Comedian Michael Spicer has said the incompetence of politicians in recent years handed him his career “with a little bow on top”.
Spicer shot to fame in 2019 with his satirical sketches about a political adviser speaking in the ear of public figures as their interviews, using real-life footage, invariably fall apart.
However, the 42-year-old from Kent has said he could retire the character if politics changes direction, starting with Donald Trump losing the US election in November.
“Because these incompetent idiots have essentially given me my career… they’ve handed it to me with a little bow on top,” he told the PA news agency.
“I think if Joe Biden gets in that’s a massive source of material that’s gone.
“It’s not like Joe Biden is a foolproof president… but with Trump out the picture it would diminish for sure.
“I think once he is out the picture that could be the catalyst for things swinging in a different direction.
“Then I would probably retire the character or at least semi-retire him because what would be there for me to parody?”
Spicer said his stardom began as “an accident” last year after he saw an interview in which the Prime Minister claimed he makes model buses to relax.
“When I saw it I thought wow he really looks like he’s waiting for an answer to come into his ear,” said Spicer, who was at work as a copywriter at the time.
“I thought well alright, once I’ve had dinner and loaded the dishwasher and put the children to bed, if I have some time in the evening I might as well just do it.”
Grabbing some box files Spicer sat in his living room and shot the video on his phone, which was propped up on a stack of his children’s books.
Millions of views and hundreds of thousands of online followers later, Spicer is now releasing a book, The Secret Political Adviser: The Unredacted Files Of The Man In The Room Next Door, offering a deeper insight into the adviser’s world.
Written in the format of a “leaked hard drive” of diary entries, emails and texts, the story sees the character heading a secret organisation called Axworthy which is in the ear of politicians across the world.
Set for release on October 1, it begins in 2016 with David Cameron’s resignation following the UK’s vote to leave the EU – which began a shift in political comedy, according to Spicer.
“The last four years is just reacting to the actual news events,” he said.
“Spitting Image has come along now and creates sketches and scenarios, but that doesn’t seem to be the way satire is going – because how can you parody Boris Johnson and Donald Trump?
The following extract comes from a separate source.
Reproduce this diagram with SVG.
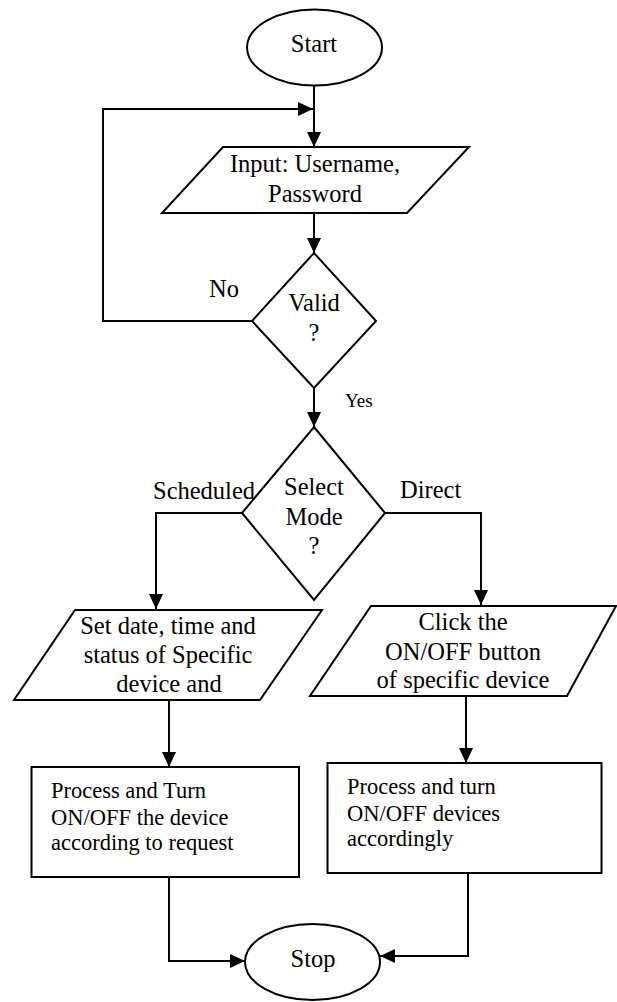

How can you parody these living caricatures?”
Asked what he would like to say if he could actually be in the ear of the Prime Minister or the US president, Spicer said: “I would simply say you do not have the adequate expertise, knowledge or understanding of your position and you should resign immediately.”
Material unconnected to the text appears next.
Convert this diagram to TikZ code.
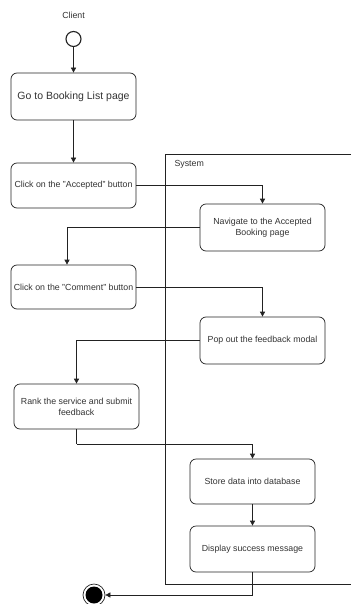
\documentclass[tikz,border=0pt]{standalone}
\usepackage{fontspec}
\setmainfont{Liberation Sans}
\usetikzlibrary{arrows.meta}
\definecolor{txt}{HTML}{333333}
\definecolor{ln}{HTML}{222222}
\begin{document}
\begin{tikzpicture}[x=1pt,y=-1pt,
  every node/.style={font=\fontsize{8.8}{11}\selectfont, text=txt},
  act/.style={draw=ln, line width=0.7pt, rounded corners=6pt, minimum width=125pt, align=center, inner sep=0pt},
  arr/.style={draw=ln, line width=0.7pt, -{Triangle[width=5pt,length=5pt]}}]
\useasboundingbox (0,0) rectangle (351,604);
\fill[white] (0,0) rectangle (351,604);

% system partition (open on the right)
\draw[ln, line width=0.7pt] (351,154) -- (165,154) -- (165,584) -- (351,584);
\node[anchor=west] (sys) at (171,164) {System};

% client lane
\node (client) at (73.5,15) {Client};
\node[circle, draw=ln, line width=1.1pt, minimum size=15pt, inner sep=0pt] (start) at (73.5,39) {};

\node[act, minimum height=47pt, font=\fontsize{10.5}{12.5}\selectfont] (b1) at (73.5,96.5) {Go to Booking List page};
\node[act, minimum height=45pt] (b2) at (73.5,185.5) {Click on the "Accepted" button};
\node[act, minimum height=47pt] (b3) at (262.5,227.5) {Navigate to the Accepted\\Booking page};
\node[act, minimum height=44pt] (b4) at (73.5,287) {Click on the "Comment" button};
\node[act, minimum height=47pt] (b5) at (262.5,340.5) {Pop out the feedback modal};
\node[act, minimum height=45pt] (b6) at (76.5,406.5) {Rank the service and submit\\feedback};
\node[act, minimum height=45pt] (b7) at (252.5,481.5) {Store data into database};
\node[act, minimum height=46pt] (b8) at (252.5,549) {Display success message};

% final node
\node[circle, draw=ln, line width=0.7pt, minimum size=22pt, inner sep=0pt] (stop) at (94,595) {};
\fill[black] (stop.center) circle (8.5pt);

\coordinate (k1) at (76.5,444);

\draw[arr] (start.south) -- (b1.north);
\draw[arr] (b1.south) -- (b2.north);
\draw[arr] (b2.east) -| (b3.north);
\draw[arr] (b3.west) -| ([xshift=-6.5pt]b4.north);
\draw[arr] (b4.east) -| (b5.north);
\draw[arr] (b5.west) -| (b6.north);
\draw[draw=ln, line width=0.7pt] (b6.south) -- (k1);
\draw[arr] (k1) -| (b7.north);
\draw[arr] (b7.south) -- (b8.north);
\draw[arr] (b8.south) |- (stop.east);
\end{tikzpicture}
\end{document}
Mr Johnson, Priti Patel and even the Dalai Lama have featured on the Room Next Door but asked for his favourite public figure to work with, Spicer said Health Secretary Matt Hancock.
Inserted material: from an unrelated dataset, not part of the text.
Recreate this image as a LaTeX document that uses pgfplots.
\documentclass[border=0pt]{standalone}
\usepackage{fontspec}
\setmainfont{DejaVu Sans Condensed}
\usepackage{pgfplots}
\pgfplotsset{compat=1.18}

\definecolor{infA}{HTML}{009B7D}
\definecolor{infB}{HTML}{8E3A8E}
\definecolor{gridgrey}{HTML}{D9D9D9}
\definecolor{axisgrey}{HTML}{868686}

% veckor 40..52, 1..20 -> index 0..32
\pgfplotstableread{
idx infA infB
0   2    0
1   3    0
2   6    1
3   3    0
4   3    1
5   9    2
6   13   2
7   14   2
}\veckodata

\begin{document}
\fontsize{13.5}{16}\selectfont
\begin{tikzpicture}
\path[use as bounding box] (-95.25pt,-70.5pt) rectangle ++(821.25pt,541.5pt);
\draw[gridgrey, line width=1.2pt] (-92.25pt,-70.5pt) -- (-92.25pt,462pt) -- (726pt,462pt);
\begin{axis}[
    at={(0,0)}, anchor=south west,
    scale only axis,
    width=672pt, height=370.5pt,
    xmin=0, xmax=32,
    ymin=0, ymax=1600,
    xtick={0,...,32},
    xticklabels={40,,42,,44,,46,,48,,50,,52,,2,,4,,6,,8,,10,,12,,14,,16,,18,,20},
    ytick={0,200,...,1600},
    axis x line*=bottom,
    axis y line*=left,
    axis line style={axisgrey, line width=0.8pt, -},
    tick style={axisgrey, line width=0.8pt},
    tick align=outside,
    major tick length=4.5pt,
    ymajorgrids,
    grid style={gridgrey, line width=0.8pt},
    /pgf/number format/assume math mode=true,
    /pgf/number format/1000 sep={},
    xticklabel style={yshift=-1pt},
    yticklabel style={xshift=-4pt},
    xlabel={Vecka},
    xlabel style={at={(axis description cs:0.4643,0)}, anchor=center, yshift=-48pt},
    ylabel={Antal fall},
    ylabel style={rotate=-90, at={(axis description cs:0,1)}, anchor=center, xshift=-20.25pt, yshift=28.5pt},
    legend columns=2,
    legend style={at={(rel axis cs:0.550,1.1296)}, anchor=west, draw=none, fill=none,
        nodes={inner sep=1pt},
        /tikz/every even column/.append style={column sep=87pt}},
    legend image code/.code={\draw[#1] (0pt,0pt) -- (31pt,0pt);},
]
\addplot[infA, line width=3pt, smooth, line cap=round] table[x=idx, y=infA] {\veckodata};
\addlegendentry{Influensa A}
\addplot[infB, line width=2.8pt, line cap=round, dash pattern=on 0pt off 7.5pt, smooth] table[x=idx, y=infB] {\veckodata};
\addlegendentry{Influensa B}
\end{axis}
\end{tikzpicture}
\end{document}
“He ums and ahs and kind of leaves these excruciating gaps when he’s talking,” he added.
“Which for me is perfect… because that’s excellent for editing.
“But ideally, I wish he wasn’t in charge of the NHS.”
Spicer said before the Room Next Door he did not listen to politicians talking because he found it “so excruciating”.
“I’m not sure I really heard Trump say a word before he came president… I would see him and just think oh god this is just a foghorn blaring out nonsense,” he said.
Aside from buying a tripod, Spicer said the way he makes his videos has barely changed but, after a successful show on BBC Radio 4 this year, he now has plans for television.
“Obviously, I can’t say too much… I don’t think I’d want to just do a sitcom about him because I think that’s boring,” he added.
He is also planning a live show next year, following on from the tour he embarked on in February before lockdown began.